The UN cultural agency, UNESCO has awarded its World Press Freedom Prize to imprisoned Egyptian photojournalist Mahmoud Abu Zeid, despite criticism from the government of Abdel Fattah el-Sisi following the announcement last week.

The president of the independent jury that selects the award’s recipient, Maria Ressa, said the honour pays tribute to the “courage, resistance and commitment to freedom of expression” of Abu Zeid, who is more commonly known as Shawkan and who has been in jail since August 2013.

Arrested while covering deadly clashes between security forces and supporters of the deposed president, Mohamed Morsi, in Cairo, he is potentially facing the death penalty.

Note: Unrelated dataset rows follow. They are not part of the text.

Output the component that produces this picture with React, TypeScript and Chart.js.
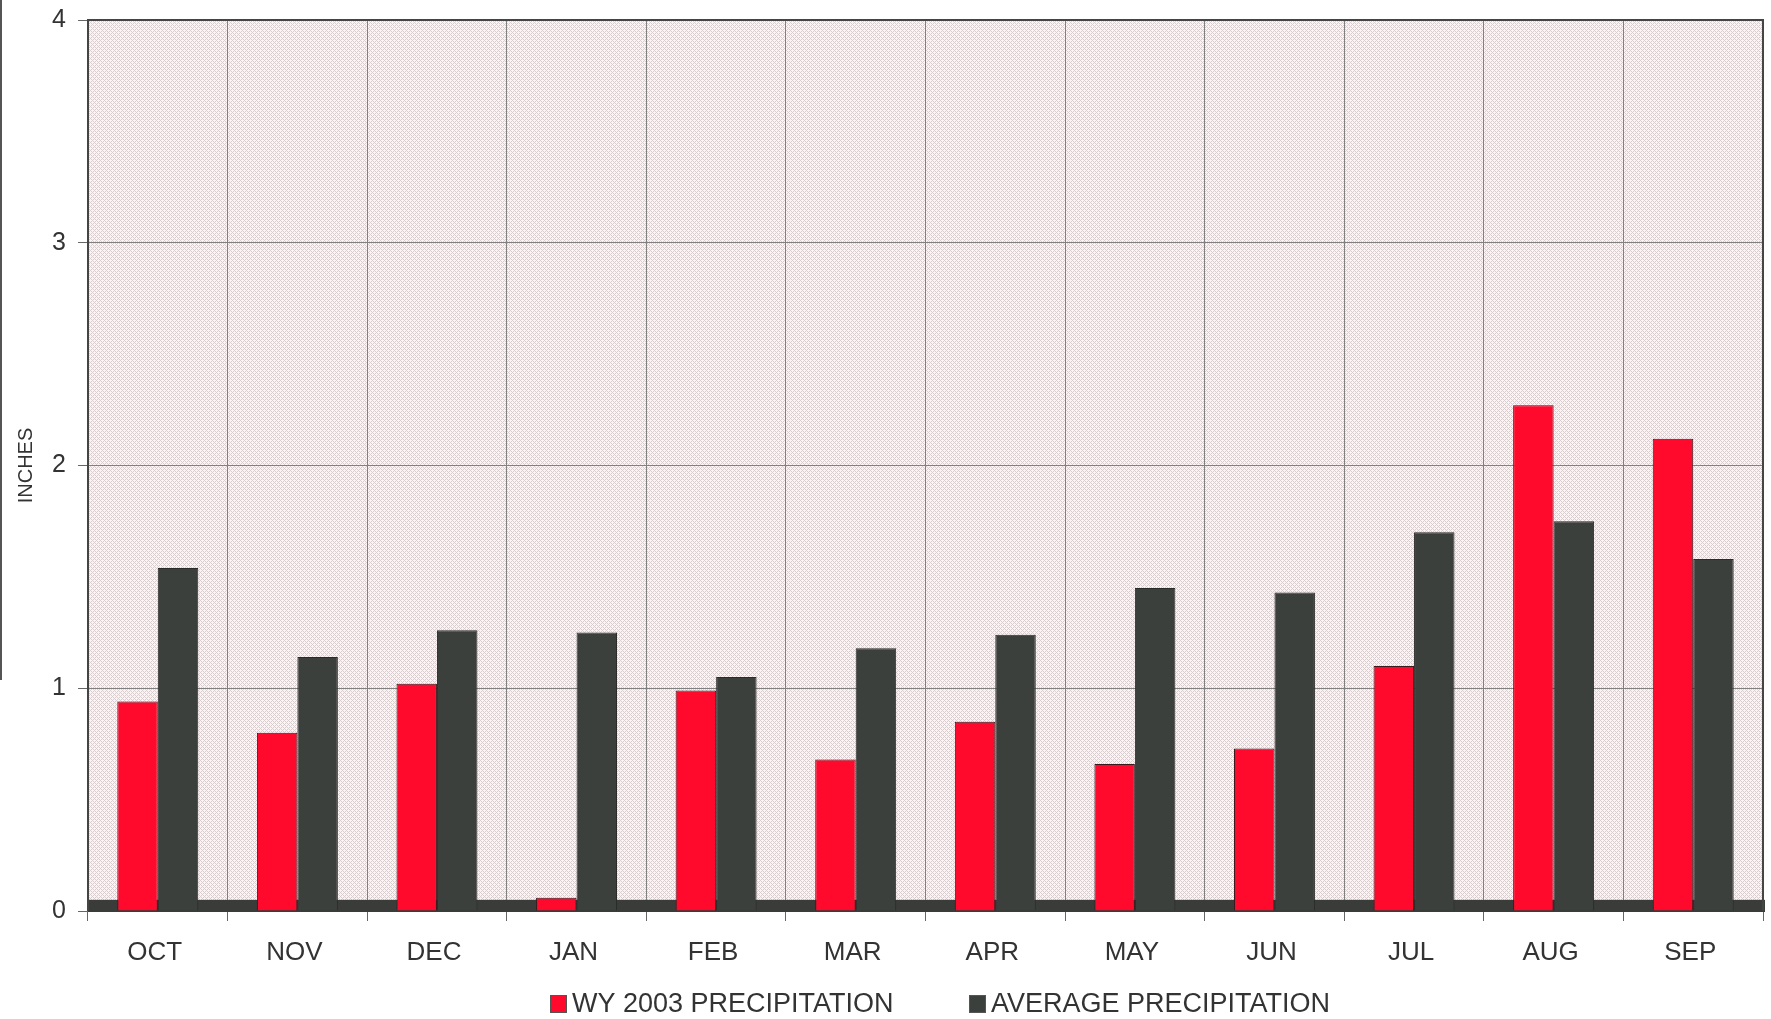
import React, { useEffect, useRef } from "react";
import { Chart, registerables } from "chart.js";

Chart.register(...registerables);

const categories = ["OCT", "NOV", "DEC", "JAN", "FEB", "MAR", "APR", "MAY", "JUN", "JUL", "AUG", "SEP"];
const wy2003Precip = [0.94, 0.80, 1.02, 0.06, 0.99, 0.68, 0.85, 0.66, 0.73, 1.10, 2.27, 2.12];
const averagePrecip = [1.54, 1.14, 1.26, 1.25, 1.05, 1.18, 1.24, 1.45, 1.43, 1.70, 1.75, 1.58];
const yTickValues = [0, 1, 2, 3, 4];
const seriesLabels = ["WY 2003 PRECIPITATION", "AVERAGE PRECIPITATION"];
const yTitle = "INCHES";

const RED = "#ff0a2c";
const GRAY = "#3c403d";
const FONT = "'Liberation Sans', Arial, sans-serif";

function makePattern(): CanvasPattern | string {
  const c = document.createElement("canvas");
  c.width = 4;
  c.height = 4;
  const g = c.getContext("2d");
  if (!g) return "#f3e9ea";
  g.fillStyle = "#fcf3f4";
  g.fillRect(0, 0, 4, 4);
  g.fillStyle = "#d8cdcf";
  for (let x = 0; x < 4; x++) {
    for (let y = 0; y < 4; y++) {
      if ((x + y) % 4 === 0 || (((x - y) % 4) + 4) % 4 === 0) g.fillRect(x, y, 1, 1);
    }
  }
  const p = g.createPattern(c, "repeat");
  return p || "#f3e9ea";
}

const plotDecor = {
  id: "plotDecor",
  beforeDraw(chart: any) {
    const { ctx, chartArea: a } = chart;
    ctx.save();
    ctx.fillStyle = makePattern();
    ctx.fillRect(a.left, a.top, a.right - a.left, a.bottom - a.top);
    ctx.restore();
  },
  beforeDatasetsDraw(chart: any) {
    const { ctx, chartArea: a, scales } = chart;
    const yTop = scales.y.getPixelForValue(0.05);
    const yBot = scales.y.getPixelForValue(0);
    ctx.save();
    ctx.fillStyle = "#393c39";
    ctx.fillRect(a.left, yTop, a.right - a.left + 2, yBot - yTop + 1);
    ctx.restore();
  },
  afterDatasetsDraw(chart: any) {
    const { ctx, chartArea: a } = chart;
    ctx.save();
    ctx.strokeStyle = "#454545";
    ctx.lineWidth = 2;
    ctx.beginPath();
    ctx.moveTo(a.left, a.bottom);
    ctx.lineTo(a.left, a.top);
    ctx.lineTo(a.right, a.top);
    ctx.lineTo(a.right, a.bottom);
    ctx.stroke();
    ctx.restore();
  },
  afterDraw(chart: any) {
    const { ctx } = chart;
    const items = [
      { x: 550, label: seriesLabels[0], color: RED },
      { x: 969, label: seriesLabels[1], color: GRAY },
    ];
    const cy = 1004;
    ctx.save();
    ctx.font = `27px ${FONT}`;
    ctx.textBaseline = "middle";
    ctx.textAlign = "left";
    for (const it of items) {
      ctx.fillStyle = it.color;
      ctx.fillRect(it.x, cy - 9, 17, 18);
      ctx.strokeStyle = "#555";
      ctx.lineWidth = 1;
      ctx.strokeRect(it.x + 0.5, cy - 8.5, 16, 17);
      ctx.fillStyle = "#333";
      ctx.fillText(it.label, it.x + 22, cy + 1);
    }
    ctx.restore();
  },
};

export default function App() {
  const ref = useRef<HTMLCanvasElement | null>(null);

  useEffect(() => {
    document.body.style.margin = "0";
    document.body.style.overflow = "hidden";
    if (!ref.current) return;
    const chart = new Chart(ref.current, {
      type: "bar",
      data: {
        labels: categories,
        datasets: [
          {
            label: seriesLabels[0],
            data: wy2003Precip,
            backgroundColor: RED,
            borderColor: "#3a1a1c",
            borderWidth: 1,
          },
          {
            label: seriesLabels[1],
            data: averagePrecip,
            backgroundColor: GRAY,
            borderColor: "#2a2c2a",
            borderWidth: 1,
          },
        ],
      },
      options: {
        animation: false,
        responsive: true,
        maintainAspectRatio: false,
        layout: { padding: { top: 20, right: 8, left: 0, bottom: 48 } },
        plugins: {
          legend: { display: false },
          tooltip: { enabled: false },
        },
        datasets: {
          bar: { categoryPercentage: 0.58, barPercentage: 1.0 },
        },
        scales: {
          x: {
            grid: {
              offset: true,
              color: "#808080",
              lineWidth: 1,
              drawTicks: true,
              tickLength: 10,
              tickColor: "#666",
            },
            border: { display: false },
            ticks: {
              color: "#333",
              font: { family: FONT, size: 26 },
              padding: 16,
              labelOffset: -3,
            },
            afterFit(scale: any) {
              scale.height = 60;
            },
          },
          y: {
            min: 0,
            max: 4,
            afterBuildTicks(scale: any) {
              scale.ticks = yTickValues.map((v) => ({ value: v }));
            },
            grid: {
              color: "#808080",
              lineWidth: 1,
              drawTicks: true,
              tickLength: 10,
              tickColor: "#666",
            },
            border: { display: false },
            ticks: {
              color: "#333",
              font: { family: FONT, size: 25 },
              padding: 12,
            },
            title: {
              display: true,
              text: yTitle,
              color: "#333",
              font: { family: FONT, size: 20 },
              padding: { top: 14, bottom: 0 },
            },
            afterFit(scale: any) {
              scale.width = 88;
              scale.paddingTop = 0;
              scale.paddingBottom = 0;
            },
          },
        },
      },
      plugins: [plotDecor],
    });
    return () => chart.destroy();
  }, []);

  return (
    <div style={{ position: "absolute", left: 0, top: 0, width: 1771, height: 1019, background: "#fff" }}>
      <div style={{ position: "absolute", left: 0, top: 0, width: 2, height: 680, background: "#555" }} />
      <canvas ref={ref} />
    </div>
  );
}
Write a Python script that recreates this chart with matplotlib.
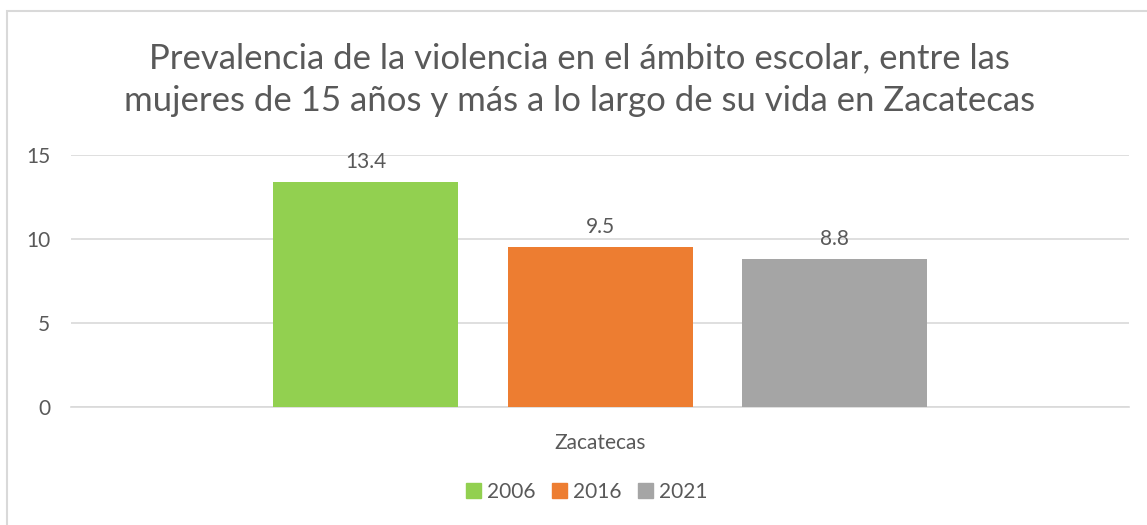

While some rights groups hope the prize will pressure the Egyptian government to free the dozens of journalists currently imprisoned in the country’s jails, they say there is little sign of this happening.

“We know that this award has had an effect in the past,” Scott Griffen, the director of the International Press Institute (IPI), told Al Jazeera.

“[Shawkan] is a symbol of an everyday journalist in Egypt who is unable to carry out his job and who has been held in terrible circumstances in the past few years.”

Griffen cautioned that change seems to be far off.

So how has Egypt’s once-robust media industry ended up so endangered?

On World Press Freedom Day, Al Jazeera looks at the threats facing Egyptian journalists.

Jailed Journalists

Rights groups have reported an unparallelled crackdown on Egypt’s media in recent years and say there are signs it is getting worse.

Ghanem, who worked for the country’s Al Ahram newspaper and had served as a war correspondent for 20 years, was himself put on trial.

Media freedom stalled, he said, when in the wake of the revolution, partisan news outlets began campaigning against each other.

“Talk[ing] about press freedom in Egypt, it’s a nightmare,” Ghanem says.

Following the military coup, journalists and news outlets affiliated with Islamist-leaning groups were shut down, according to analysts.

Within two months following the coup, a total of five journalists were killed, 80 journalists were detained – although most were later released – and 40 newsgroups were attacked by law enforcement, according to RSF.

According to Ghanem, the government began buying into most media outlets through second-party companies.

Unlike past administrations, which had used more covert tactics to influence the media, “the state, represented by the military intelligence and the general intelligence, jumped into the market themselves, the market of the media, openly”, said Ghanem.

“Now they own 95 percent of the TV channels.”

The consequences of this are far-reaching, Ghanem says.

“[The Egyptian] people are being targeted on an hourly basis by media that has offers nothing but disinformation campaigns.”